Il Tribunale doveva decidere, in distinti procedimenti, della responsabilità penale di due imputati, ai quali erano state sequestrate modeste quantità di stupefacenti destinate allo spaccio. In entrambi i casi, gli operanti avevano rinvenuto nella disponibilità degli imputati somme di denaro in contanti (circa 3.000 euro in un caso, 750 nell’altro). Queste somme non potevano essere considerate come il profitto diretto dei singoli reati di detenzione a fini di spaccio accertati, ma – in seguito all’entrata in vigore del decreto Caivano – erano divenute assoggettabili alla confisca allargata prevista dall’articolo 240-bis del codice penale. In base a questa norma, in caso di condanna per una serie di reati, il giudice deve ordinare la confisca di tutti i beni dei quali il condannato abbia la disponibilità e che risultino sproporzionati rispetto al suo reddito dichiarato, a meno che questi non riesca a giustificarne la legittima provenienza. La Corte ha ritenuto che la scelta legislativa di prevedere questo tipo di confisca anche per i fatti di “piccolo spaccio”, oltre che per i numerosi altri reati ai quali era già applicabile, non sia costituzionalmente illegittima. In particolare, la modestia dei profitti che derivano dalle singole attività di cessione o di coltivazione di piccoli quantitativi di sostanze stupefacenti non è di per sé incompatibile con il dato di esperienza, secondo cui i loro autori spesso traggono abitualmente i propri redditi proprio da quelle attività, specie quando siano privi di occupazione stabile o, comunque, regolare. Ciò rende non irragionevole prevedere, alle condizioni stabilite dalla legge, la confisca dei beni di cui essi siano trovati in possesso. Inoltre, la Corte ha ricordato che questa specifica tipologia di confisca costituisce attuazione di obblighi derivanti dal diritto dell’Unione europea per la generalità dei reati concernenti gli stupefacenti.

La Corte ha però sottolineato la necessità – imposta dalla Costituzione e dallo stesso diritto dell’Unione europea – di un’interpretazione restrittiva della confisca allargata. In primo luogo, il giudice dovrà accertare uno “squilibrio incongruo e significativo” tra beni dichiarati e posseduti, con riferimento al periodo in cui i beni stessi sono stati acquisiti. In secondo luogo, all’imputato dovrà essere assicurata una effettiva possibilità di contestare la presunzione di origine criminosa dei beni, attraverso l’allegazione di elementi che rendano credibile la provenienza illecita dei beni. In terzo luogo, i beni dovranno essere stati acquistati in un momento non eccessivamente lontano da quello in cui il reato è stato commesso.

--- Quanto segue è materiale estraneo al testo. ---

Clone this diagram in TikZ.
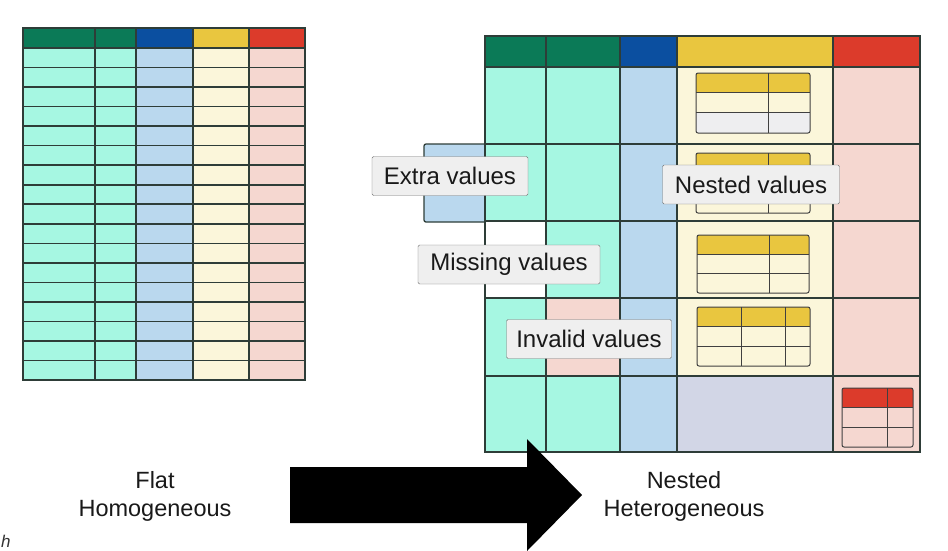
\documentclass[tikz,border=0pt]{standalone}
\usepackage{fontspec}
\setmainfont{Liberation Sans}

\definecolor{hdgreen}{HTML}{0B7A57}
\definecolor{hdblue}{HTML}{0B4FA0}
\definecolor{hdyellow}{HTML}{E9C63F}
\definecolor{hdred}{HTML}{DC3B2B}
\definecolor{cmint}{HTML}{A6F7E2}
\definecolor{cblue}{HTML}{BAD8EE}
\definecolor{cyellow}{HTML}{FBF6DA}
\definecolor{cpink}{HTML}{F5D7D0}
\definecolor{clav}{HTML}{D2D6E6}
\definecolor{cgrey}{HTML}{EEEEF0}
\definecolor{gridline}{HTML}{2E3D38}
\definecolor{tagfill}{HTML}{EFEFEF}

\tikzset{
  flatgrid/.style={draw=gridline, line width=1.6pt},
  nestgrid/.style={draw=gridline, line width=1.3pt},
  minigrid/.style={draw=black!75, line width=1pt},
  tag/.style={draw=black!55, fill=tagfill, rounded corners=1.5pt, inner sep=0pt,
    minimum height=39pt, font=\fontsize{24}{28}\selectfont, text=black!90},
  caption/.style={align=center, font=\fontsize{23.5}{28}\selectfont, text=black!90},
}

\begin{document}
\begin{tikzpicture}[x=1pt, y=-1pt]
    \useasboundingbox (0,0) rectangle (948,550);

    % Flat table
    % ---------------------
    \fill[hdgreen] (23,28) rectangle (136,48);
    \fill[hdblue] (136,28) rectangle (193,48);
    \fill[hdyellow] (193,28) rectangle (249,48);
    \fill[hdred] (249,28) rectangle (305,48);
    \fill[cmint] (23,48) rectangle (136,380);
    \fill[cblue] (136,48) rectangle (193,380);
    \fill[cyellow] (193,48) rectangle (249,380);
    \fill[cpink] (249,48) rectangle (305,380);
    \foreach \r in {0,...,16}
      \draw[flatgrid] (23,{48+\r*19.53}) -- (305,{48+\r*19.53});
    \foreach \c in {95,136,193,249}
      \draw[flatgrid] (\c,28) -- (\c,380);
    \draw[flatgrid] (23,28) rectangle (305,380);

    % Nested table
    % ---------------------
    \draw[nestgrid, fill=cblue, rounded corners=2pt] (424,144) rectangle (490,222);
    \fill[hdgreen] (485,36) rectangle (620,67);
    \fill[hdblue] (620,36) rectangle (677,67);
    \fill[hdyellow] (677,36) rectangle (833,67);
    \fill[hdred] (833,36) rectangle (920,67);
    \fill[cmint] (485,67) rectangle (620,452);
    \fill[cblue] (620,67) rectangle (677,452);
    \fill[cyellow] (677,67) rectangle (833,376);
    \fill[clav] (677,376) rectangle (833,452);
    \fill[cpink] (833,67) rectangle (920,452);
    \fill[white] (485,221) rectangle (546,298);
    \fill[cpink] (546,298) rectangle (620,376);
    \foreach \r in {67,144,221,298,376}
      \draw[nestgrid] (485,\r) -- (920,\r);
    \foreach \c in {546,620,677,833}
      \draw[nestgrid] (\c,36) -- (\c,452);
    \draw[nestgrid] (485,36) rectangle (920,452);

    % Values inside the yellow column
    % ---------------------
    \fill[hdyellow] (696,73) rectangle (810,92);
    \fill[cgrey] (696,112) rectangle (810,133);
    \draw[minigrid] (696,92) -- (810,92) (696,112) -- (810,112) (768,73) -- (768,133);
    \draw[minigrid, rounded corners=2pt] (696,73) rectangle (810,133);

    \fill[hdyellow] (696,153) rectangle (810,172);
    \draw[minigrid] (696,172) -- (810,172) (696,192) -- (810,192) (768,153) -- (768,213);
    \draw[minigrid, rounded corners=2pt] (696,153) rectangle (810,213);

    \fill[hdyellow] (697,235) rectangle (809,254);
    \draw[minigrid] (697,254) -- (809,254) (697,273) -- (809,273) (769,235) -- (769,293);
    \draw[minigrid, rounded corners=2pt] (697,235) rectangle (809,293);

    \fill[hdyellow] (697,307) rectangle (810,326);
    \draw[minigrid] (697,326) -- (810,326) (697,346) -- (810,346)
      (741,307) -- (741,366) (785,307) -- (785,366);
    \draw[minigrid, rounded corners=2pt] (697,307) rectangle (810,366);

    % Value inside the red column
    \fill[hdred] (842,388) rectangle (913,407);
    \draw[minigrid] (842,407) -- (913,407) (842,427) -- (913,427) (887,388) -- (887,447);
    \draw[minigrid, rounded corners=2pt] (842,388) rectangle (913,447);

    % Big arrow
    % ---------------------
    \fill[black] (290,467) -- (527,467) -- (527,439) -- (582,495)
      -- (527,551) -- (527,523) -- (290,523) -- cycle;

    % Labels
    % ---------------------
    \node[tag, minimum width=156pt] (tagextra) at (450,176) {Extra values};
    \node[tag, minimum width=182pt] (tagmissing) at (509,264.5) {Missing values};
    \node[tag, minimum width=165pt] (taginvalid) at (589,339) {Invalid values};
    \node[tag, minimum width=177pt] (tagnested) at (751,184.5) {Nested values};

    \node[caption] (capflat) at (155,496) {Flat\\Homogeneous};
    \node[caption] (capnested) at (684,496) {Nested\\Heterogeneous};
    \node[anchor=base west, inner sep=0pt, font=\itshape\fontsize{17}{17}\selectfont, text=black!80]
      (cutletter) at (1,547) {h};
  \end{tikzpicture}
\end{document}
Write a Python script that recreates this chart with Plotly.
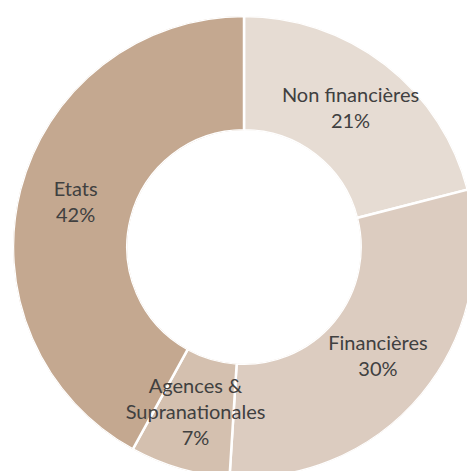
import plotly.graph_objects as go
import numpy as np

# ---- data ----
categories = ["Non financières", "Financières", "Agences & Supranationales", "Etats"]
label_lines = ["Non financières", "Financières", "Agences &<br>Supranationales", "Etats"]
values = [21, 30, 7, 42]
colors = ["#E6DCD3", "#DCCCC0", "#D4C0AF", "#C4A890"]

HOLE = 0.505
total = sum(values)
cum = np.cumsum(values)
mid_theta = [360.0 * (c - v / 2.0) / total for c, v in zip(cum, values)]
widths = [360.0 * v / total for v in values]
texts = [f"{l}<br>{v}%" for l, v in zip(label_lines, values)]

fig = go.Figure()
fig.add_trace(go.Barpolar(
    r=[1] * len(values), theta=mid_theta, width=widths,
    marker=dict(color=colors, line=dict(color="white", width=2.5)),
    customdata=categories, hovertemplate="%{customdata}<extra></extra>",
    showlegend=False,
))
fig.add_trace(go.Scatterpolar(
    r=[0.5] * len(values), theta=mid_theta, mode="text", text=texts,
    textfont=dict(family="Lato", size=20, color="#404040"),
    showlegend=False, hoverinfo="skip",
))
fig.update_layout(
    width=475, height=478,
    margin=dict(l=13, r=0, t=16, b=0),
    paper_bgcolor="white", plot_bgcolor="white", showlegend=False,
    polar=dict(
        domain=dict(x=[0, 1], y=[0, 1]),
        bgcolor="rgba(0,0,0,0)", hole=HOLE, bargap=0,
        radialaxis=dict(visible=False, range=[0, 1]),
        angularaxis=dict(visible=False, rotation=90, direction="clockwise"),
    ),
)
fig.write_html(
    "out.html",
    config={"displayModeBar": False},
    post_script="document.body.style.margin='0';document.body.style.overflow='hidden';"
                "document.documentElement.style.overflow='hidden';",
)
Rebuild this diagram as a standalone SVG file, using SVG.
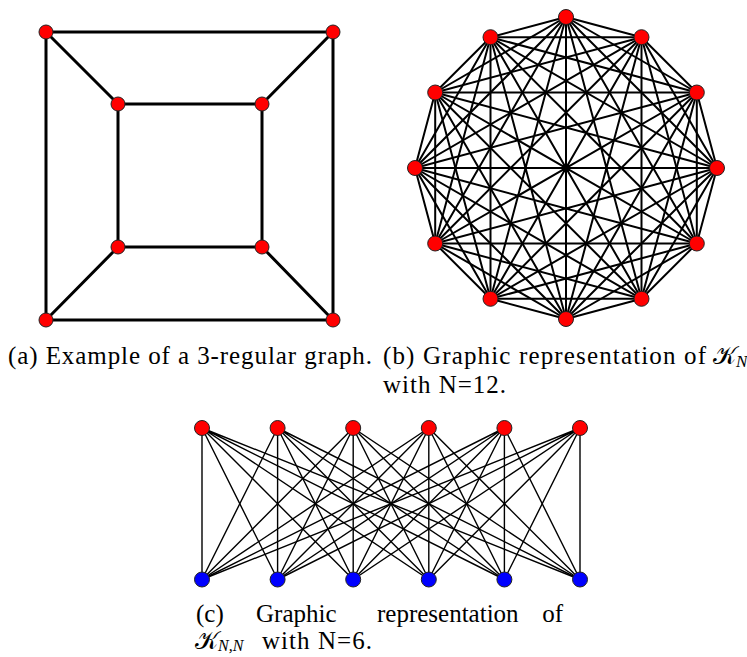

Infine, il giudice non potrà comunque applicare la confisca allargata “quando – alla luce di tutte le circostanze del caso concreto, filtrate attraverso il contraddittorio tra accusa e difesa – il fatto di reato appaia al giudice non già espressivo di un habitus criminale dal quale l’autore abbia verosimilmente tratto profitti illeciti, ma piuttosto risulti isolato o, comunque, occasionale”.

La Corte ha ritenuto invece che non sussistano ostacoli di ordine costituzionale all’applicazione di questa confisca anche nel caso in cui il reato sia stato commesso prima dell’entrata in vigore del decreto Caivano. Infatti, la confisca allargata non ha la finalità di inasprire la pena per il condannato, ma piuttosto quella di “impedire che egli possa continuare a godere di beni da lui illecitamente acquisiti attraverso precedenti condotte criminose”. La natura della misura è, dunque, ripristinatoria, e non punitiva; il che consente di escludere che possa operare il divieto di applicazione retroattiva della legge penale.

D’altra parte, neppure potrebbe sostenersi che l’applicazione retroattiva di questa tipologia di confisca frustri il legittimo affidamento del soggetto che ne è colpito, trattandosi di beni acquistati mediante attività criminose, e dunque “mediante modalità non conformi all’ordinamento giuridico”.